The impulsivity and relative inability to think about the long-term of the lower self-control individuals gave them more difficulty with finances, like savings, home ownership and credit card debt. They also were more likely to be single parents, have a criminal conviction record, and be dependent on alcohol, tobacco, cannabis and harder drugs.
"These adult outcomes were predictable across the entire spectrum of self-control scores, from low to high," Moffitt said.
Yet study participants who somehow found a way to improve their self-control as they aged fared better in adulthood than their childhood scores would have predicted. Self-control is something that can be taught, the researchers say, and doing so could save taxpayers a pile of money on health care, criminal justice and substance abuse problems down the road.
To further corroborate the importance of self-control, Caspi and Moffitt ran the same analysis on a sample of 500 pairs of fraternal twins in Britain and found that the sibling with lower self-control scores at age 5 was more likely than their sibling to begin smoking, perform poorly in school and engage in antisocial behaviors at age 12. "This shows that self-control is important by itself, apart from all other factors that siblings share, such as their parents and home life," Caspi said.
The New Zealand children with low-self control were more likely to make poor choices as adolescents, including taking up smoking, having unplanned pregnancies and dropping out of school. Naturally, this set them on a more difficult path. Even the low self-control individuals who finished high school as non-smokers without kids showed poorer outcomes at age 32.

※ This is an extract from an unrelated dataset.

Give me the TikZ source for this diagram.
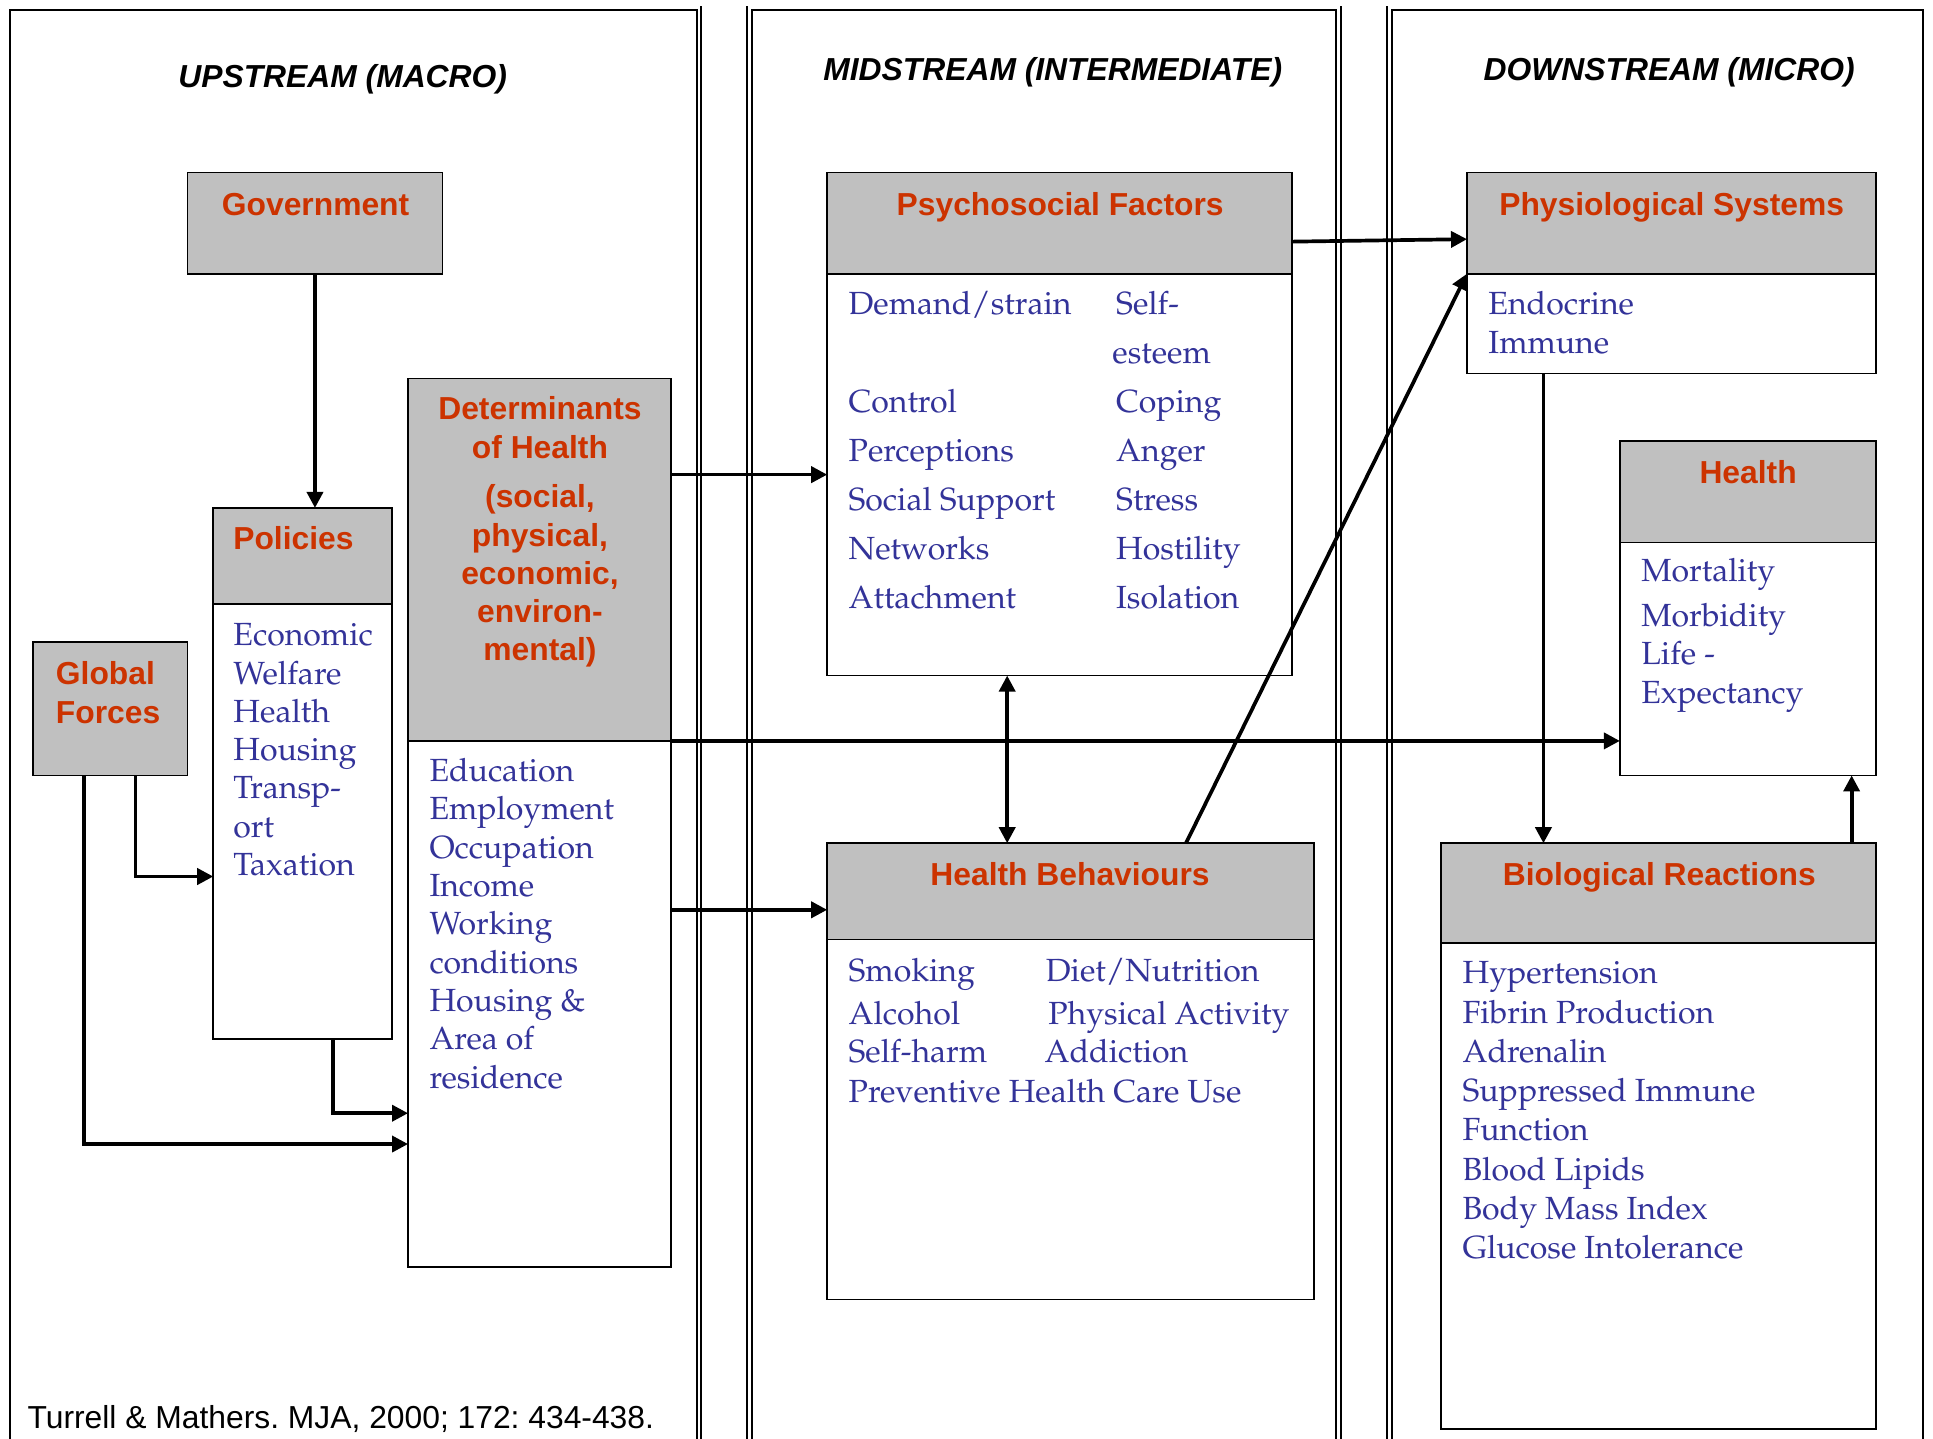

And because of a greater likelihood of single-parent status and limited income, it's also apparent that "one generation's low self-control puts the next generation at a disadvantage as well," Moffitt said.
"The good news is that self-control can change. People can change," said Alexis Piquero, a professor of criminology at Florida State University who was not involved in the research.

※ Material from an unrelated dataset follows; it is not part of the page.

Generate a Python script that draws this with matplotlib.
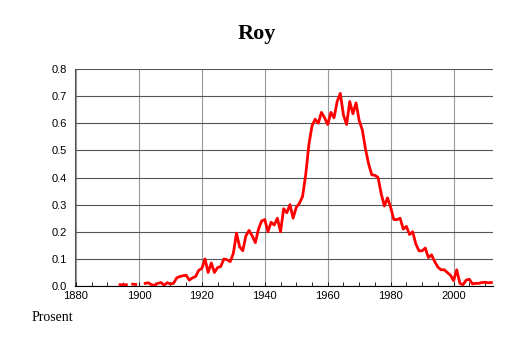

Piquero, who studies the developmental roots of criminal behavior, said there are many time-tested approaches that give parents and teachers the tools to teach self-control. The successful programs practice decision-making, role-playing and learning the consequences of actions.
"Identifying low self-control as early as possible and doing prevention and intervention is so much cheaper" than dealing with prisons, drug programs and personal economic failures, Piquero said. "If you're just making a dollars-and-cents decision, it's a no-brainer."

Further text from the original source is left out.